On one level, the Muscat came closest. ‘As a flavour match, it’s outstanding,’ said Feraldi to nods of agreement. ‘But it’s too sweet.’
The best match – to raised eyebrows all round – was the tawny port. It refreshed the palate, mixing with the cream to take the dessert in a new direction. ‘The cream was vital,’ said Parkinson. ‘It took down the alcohol and let the other flavours emerge.’
Graham’s 10 Year Old Tawny Port, Douro, Portugal, £14.70
With its dried fruit, spice, mocha and coffee flavours, this was an attractive and well-balanced wine, with a firm, voluptuous elegance and a persistent finish. It added brown sugar and spice flavours to the apple dessert to make an unusually successful match.
scores so far…
This stellar performance put John E Fells & Sons in the lead, just edging ahead of Alliance Wines. Though the individual match scores were tight, the panel’s final verdict was: Alliance, 29.5; Fells, 34.5.
In the Cab…
Oh, all right. We’re not really in a cab. The wine storage unit probably gave that away. But our sommeliers did make do with the whole ‘scores outta 10 on a card’ thing.
Marco Feraldi, Galvin La Chapelle
‘The choice of wines was well done. Some worked better than others, but the thinking behind them was very good. Everything worked properly – it’s just, sometimes we agreed and sometimes we didn’t.’

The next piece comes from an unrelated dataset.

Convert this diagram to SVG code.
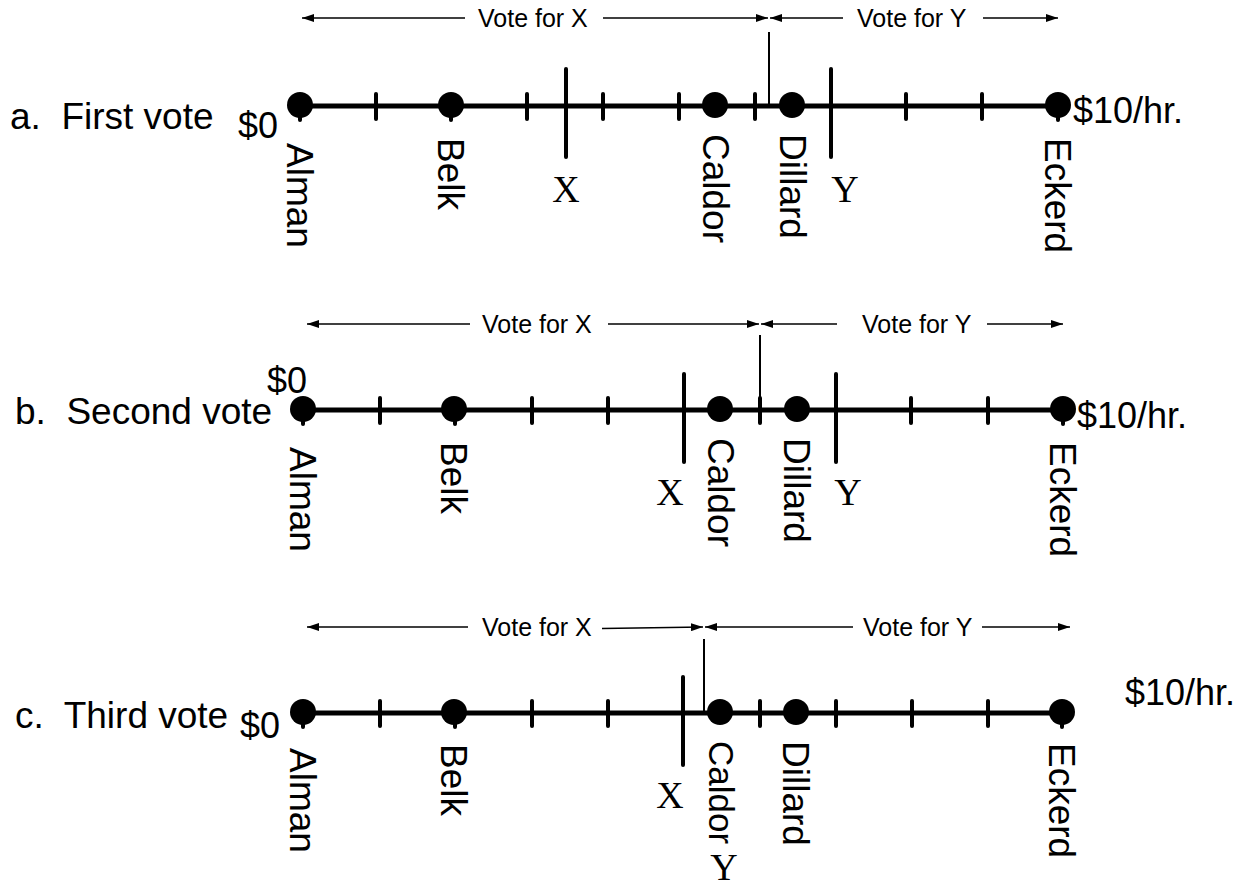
<svg xmlns="http://www.w3.org/2000/svg" width="1257" height="886" viewBox="0 0 1257 886">
  <defs>
    <marker id="head" viewBox="0 0 12 8" refX="12" refY="4" markerWidth="12" markerHeight="8" markerUnits="userSpaceOnUse" orient="auto-start-reverse">
      <path d="M0,0 L12,4 L0,8 Z" fill="#000"/>
    </marker>
  </defs>
  <style>
    .axis { stroke: #000; stroke-width: 5; }
    .tick { stroke: #000; stroke-width: 4; stroke-linecap: round; }
    .cut { stroke: #000; stroke-width: 4; stroke-linecap: round; }
    .split { stroke: #000; stroke-width: 2; }
    .arrow { stroke: #000; stroke-width: 1.6; fill: none; }
    .dot { fill: #000; }
    .sans { font-family: "Liberation Sans", Arial, sans-serif; fill: #000; }
    .title { font-size: 37px; white-space: pre; }
    .money { font-size: 36px; }
    .name { font-size: 37px; }
    .vote { font-size: 25px; }
    .pos { font-family: "Liberation Serif", "Times New Roman", serif; font-size: 38px; text-anchor: middle; fill: #000; }
  </style>

  <rect width="1257" height="886" fill="#fff"/>

  <!-- a. First vote -->
  <g id="panel-a">
    <text class="sans title" x="10" y="129" xml:space="preserve">a.  First vote</text>
    <text class="sans money" x="238" y="138">$0</text>
    <text class="sans money" x="1073" y="123">$10/hr.</text>
    <line class="axis" x1="300" y1="106" x2="1058" y2="106"/>
    <g id="ticks-a">
      <line class="tick" x1="300" y1="95" x2="300" y2="120"/>
      <line class="tick" x1="376" y1="94" x2="376" y2="119"/>
      <line class="tick" x1="451" y1="95" x2="451" y2="120"/>
      <line class="tick" x1="527" y1="94" x2="527" y2="119"/>
      <line class="tick" x1="603" y1="94" x2="603" y2="119"/>
      <line class="tick" x1="679" y1="94" x2="679" y2="119"/>
      <line class="tick" x1="755" y1="94" x2="755" y2="119"/>
      <line class="tick" x1="906" y1="94" x2="906" y2="119"/>
      <line class="tick" x1="982" y1="94" x2="982" y2="119"/>
      <line class="tick" x1="1058" y1="95" x2="1058" y2="120"/>
    </g>
    <g id="a-x"><line class="cut" x1="566" y1="69" x2="566" y2="157"/><text class="pos" x="566" y="202">X</text></g>
    <g id="a-y"><line class="cut" x1="831" y1="69" x2="831" y2="157"/><text class="pos" x="845" y="202">Y</text></g>
    <g id="a-alman"><circle class="dot" cx="300" cy="105" r="13"/><text class="sans name" transform="translate(287,143) rotate(90)">Alman</text></g>
    <g id="a-belk"><circle class="dot" cx="451" cy="105" r="13"/><text class="sans name" transform="translate(438,138) rotate(90)">Belk</text></g>
    <g id="a-caldor"><circle class="dot" cx="715" cy="105" r="13"/><text class="sans name" transform="translate(703,134) rotate(90)">Caldor</text></g>
    <g id="a-dillard"><circle class="dot" cx="792" cy="105" r="13"/><text class="sans name" transform="translate(780,134) rotate(90)">Dillard</text></g>
    <g id="a-eckerd"><circle class="dot" cx="1058" cy="105" r="13"/><text class="sans name" transform="translate(1045,138) rotate(90)">Eckerd</text></g>
    <text class="sans vote" x="478" y="27">Vote for X</text>
    <text class="sans vote" x="857" y="27">Vote for Y</text>
  </g>

  <!-- b. Second vote -->
  <g id="panel-b">
    <text class="sans title" x="15" y="424" xml:space="preserve">b.  Second vote</text>
    <text class="sans money" x="267" y="393">$0</text>
    <text class="sans money" x="1077" y="428">$10/hr.</text>
    <line class="axis" x1="303" y1="410" x2="1063" y2="410"/>
    <g id="ticks-b">
      <line class="tick" x1="303" y1="399" x2="303" y2="424"/>
      <line class="tick" x1="380" y1="398" x2="380" y2="423"/>
      <line class="tick" x1="455" y1="399" x2="455" y2="424"/>
      <line class="tick" x1="532" y1="398" x2="532" y2="423"/>
      <line class="tick" x1="608" y1="398" x2="608" y2="423"/>
      <line class="tick" x1="760" y1="398" x2="760" y2="423"/>
      <line class="tick" x1="911" y1="398" x2="911" y2="423"/>
      <line class="tick" x1="988" y1="398" x2="988" y2="423"/>
      <line class="tick" x1="1063" y1="399" x2="1063" y2="424"/>
    </g>
    <g id="b-x"><line class="cut" x1="684" y1="374" x2="684" y2="462"/><text class="pos" x="670" y="505">X</text></g>
    <g id="b-y"><line class="cut" x1="836" y1="374" x2="836" y2="462"/><text class="pos" x="848" y="505">Y</text></g>
    <g id="b-alman"><circle class="dot" cx="303" cy="409" r="13"/><text class="sans name" transform="translate(290,447) rotate(90)">Alman</text></g>
    <g id="b-belk"><circle class="dot" cx="454" cy="409" r="13"/><text class="sans name" transform="translate(441,442) rotate(90)">Belk</text></g>
    <g id="b-caldor"><circle class="dot" cx="720" cy="409" r="13"/><text class="sans name" transform="translate(708,438) rotate(90)">Caldor</text></g>
    <g id="b-dillard"><circle class="dot" cx="797" cy="409" r="13"/><text class="sans name" transform="translate(784,438) rotate(90)">Dillard</text></g>
    <g id="b-eckerd"><circle class="dot" cx="1063" cy="409" r="13"/><text class="sans name" transform="translate(1050,442) rotate(90)">Eckerd</text></g>
    <text class="sans vote" x="482" y="333">Vote for X</text>
    <text class="sans vote" x="862" y="333">Vote for Y</text>
  </g>

  <!-- c. Third vote -->
  <g id="panel-c">
    <text class="sans title" x="15" y="728" xml:space="preserve">c.  Third vote</text>
    <text class="sans money" x="240" y="738">$0</text>
    <text class="sans money" x="1125" y="705">$10/hr.</text>
    <line class="axis" x1="303" y1="713" x2="1062" y2="713"/>
    <g id="ticks-c">
      <line class="tick" x1="303" y1="702" x2="303" y2="727"/>
      <line class="tick" x1="380" y1="701" x2="380" y2="726"/>
      <line class="tick" x1="455" y1="702" x2="455" y2="727"/>
      <line class="tick" x1="532" y1="701" x2="532" y2="726"/>
      <line class="tick" x1="608" y1="701" x2="608" y2="726"/>
      <line class="tick" x1="760" y1="701" x2="760" y2="726"/>
      <line class="tick" x1="836" y1="701" x2="836" y2="726"/>
      <line class="tick" x1="912" y1="701" x2="912" y2="726"/>
      <line class="tick" x1="988" y1="701" x2="988" y2="726"/>
      <line class="tick" x1="1062" y1="702" x2="1062" y2="727"/>
    </g>
    <g id="c-x"><line class="cut" x1="683" y1="677" x2="683" y2="765"/><text class="pos" x="670" y="808">X</text></g>
    <g id="c-y"><text class="pos" x="724" y="880">Y</text></g>
    <g id="c-alman"><circle class="dot" cx="303" cy="712" r="13"/><text class="sans name" transform="translate(290,748) rotate(90)">Alman</text></g>
    <g id="c-belk"><circle class="dot" cx="454" cy="712" r="13"/><text class="sans name" transform="translate(441,744) rotate(90)">Belk</text></g>
    <g id="c-caldor"><circle class="dot" cx="720" cy="712" r="13"/><text class="sans name" transform="translate(709,741) rotate(90)" style="font-size:35px">Caldor</text></g>
    <g id="c-dillard"><circle class="dot" cx="796" cy="712" r="13"/><text class="sans name" transform="translate(783,741) rotate(90)">Dillard</text></g>
    <g id="c-eckerd"><circle class="dot" cx="1062" cy="712" r="13"/><text class="sans name" transform="translate(1049,743) rotate(90)">Eckerd</text></g>
    <text class="sans vote" x="482" y="636">Vote for X</text>
    <text class="sans vote" x="863" y="636">Vote for Y</text>
  </g>

  <!-- vote ranges and their dividing lines -->
  <g id="connectors">
    <line class="split" x1="769" y1="32" x2="769" y2="106"/>
    <line class="arrow" x1="465" y1="18" x2="302" y2="18" marker-end="url(#head)"/>
    <line class="arrow" x1="603" y1="18" x2="768" y2="18" marker-end="url(#head)"/>
    <line class="arrow" x1="843" y1="18" x2="770" y2="18" marker-end="url(#head)"/>
    <line class="arrow" x1="983" y1="18" x2="1058" y2="18" marker-end="url(#head)"/>

    <line class="split" x1="760" y1="335" x2="760" y2="410"/>
    <line class="arrow" x1="470" y1="324" x2="307" y2="324" marker-end="url(#head)"/>
    <line class="arrow" x1="608" y1="324" x2="759" y2="324" marker-end="url(#head)"/>
    <line class="arrow" x1="837" y1="324" x2="761" y2="324" marker-end="url(#head)"/>
    <line class="arrow" x1="987" y1="324" x2="1063" y2="324" marker-end="url(#head)"/>

    <line class="split" x1="704" y1="639" x2="704" y2="713"/>
    <line class="arrow" x1="468" y1="627" x2="307" y2="627" marker-end="url(#head)"/>
    <line class="arrow" x1="602" y1="628.5" x2="703" y2="627" marker-end="url(#head)"/>
    <line class="arrow" x1="853" y1="627" x2="705" y2="627" marker-end="url(#head)"/>
    <line class="arrow" x1="982" y1="627" x2="1070" y2="627" marker-end="url(#head)"/>
  </g>
</svg>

Nigel Lister, Bread Sreet Kitchen
‘I kept using the word “classic”. Almost all of the wines we saw were from great producers, but Fells was still brave in its selections. There was a good breadth of wines, especially for the starter.’
Angus Macnab, consultant
‘There was a good variety of wines. The sweeties were more experimental than the reds, but there was a huge diversity overall and I liked that. About half worked, and that’s not bad, given some of the brave choices. There were some standout wines too.’
Christine Parkinson, Hakkasan
‘A really appealing selection, with classics like Chablis and Chianti and imaginative choices like a Torrontés, but all from top-notch producers. It was also clear the team had considered the menu, and I’d have served most of these quite happily.’